- PROBLEM TO WORK ON -
Retype only what runs from the beginning of the data through the line with "import * as"; please omit the pictures and keep every line exact.

- PROVIDED MATERIAL -
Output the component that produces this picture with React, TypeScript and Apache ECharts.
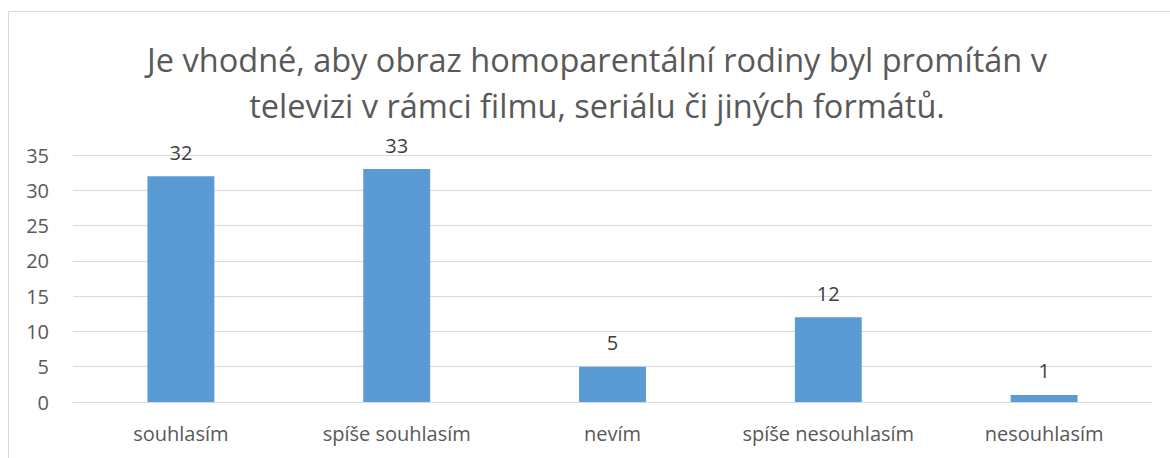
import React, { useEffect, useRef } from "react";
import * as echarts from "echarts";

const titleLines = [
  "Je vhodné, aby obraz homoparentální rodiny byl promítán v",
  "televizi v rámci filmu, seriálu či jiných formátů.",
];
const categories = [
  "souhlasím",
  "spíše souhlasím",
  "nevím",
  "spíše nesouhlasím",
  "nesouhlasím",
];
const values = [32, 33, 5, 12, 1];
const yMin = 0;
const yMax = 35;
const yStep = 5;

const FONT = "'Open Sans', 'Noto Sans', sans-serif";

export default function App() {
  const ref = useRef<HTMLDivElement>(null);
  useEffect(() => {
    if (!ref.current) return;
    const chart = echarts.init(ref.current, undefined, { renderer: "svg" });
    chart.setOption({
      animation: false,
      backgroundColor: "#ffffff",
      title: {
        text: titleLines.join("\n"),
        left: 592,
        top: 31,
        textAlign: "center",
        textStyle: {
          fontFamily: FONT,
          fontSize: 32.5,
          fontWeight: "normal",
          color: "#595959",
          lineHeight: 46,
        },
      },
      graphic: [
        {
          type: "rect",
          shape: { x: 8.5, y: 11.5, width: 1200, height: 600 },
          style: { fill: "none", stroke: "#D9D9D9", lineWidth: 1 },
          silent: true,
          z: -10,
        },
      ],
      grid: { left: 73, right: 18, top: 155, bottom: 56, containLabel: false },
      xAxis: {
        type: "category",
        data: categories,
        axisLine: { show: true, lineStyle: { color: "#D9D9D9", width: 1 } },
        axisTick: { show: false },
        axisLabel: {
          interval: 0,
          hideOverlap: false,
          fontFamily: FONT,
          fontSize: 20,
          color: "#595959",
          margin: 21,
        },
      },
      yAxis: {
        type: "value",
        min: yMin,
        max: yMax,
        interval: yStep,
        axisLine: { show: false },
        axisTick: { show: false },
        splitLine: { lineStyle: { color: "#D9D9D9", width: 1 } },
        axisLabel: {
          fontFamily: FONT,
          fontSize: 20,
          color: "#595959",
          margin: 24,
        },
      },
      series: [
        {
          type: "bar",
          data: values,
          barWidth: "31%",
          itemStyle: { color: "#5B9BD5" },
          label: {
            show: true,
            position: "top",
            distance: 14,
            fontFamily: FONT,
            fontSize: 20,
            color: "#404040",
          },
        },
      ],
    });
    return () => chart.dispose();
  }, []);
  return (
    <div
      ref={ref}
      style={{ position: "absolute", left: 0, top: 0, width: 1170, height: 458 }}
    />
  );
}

- THE REPLY -
Output the component that produces this picture with React, TypeScript and Apache ECharts.
import React, { useEffect, useRef } from "react";
import * as echarts from "echarts";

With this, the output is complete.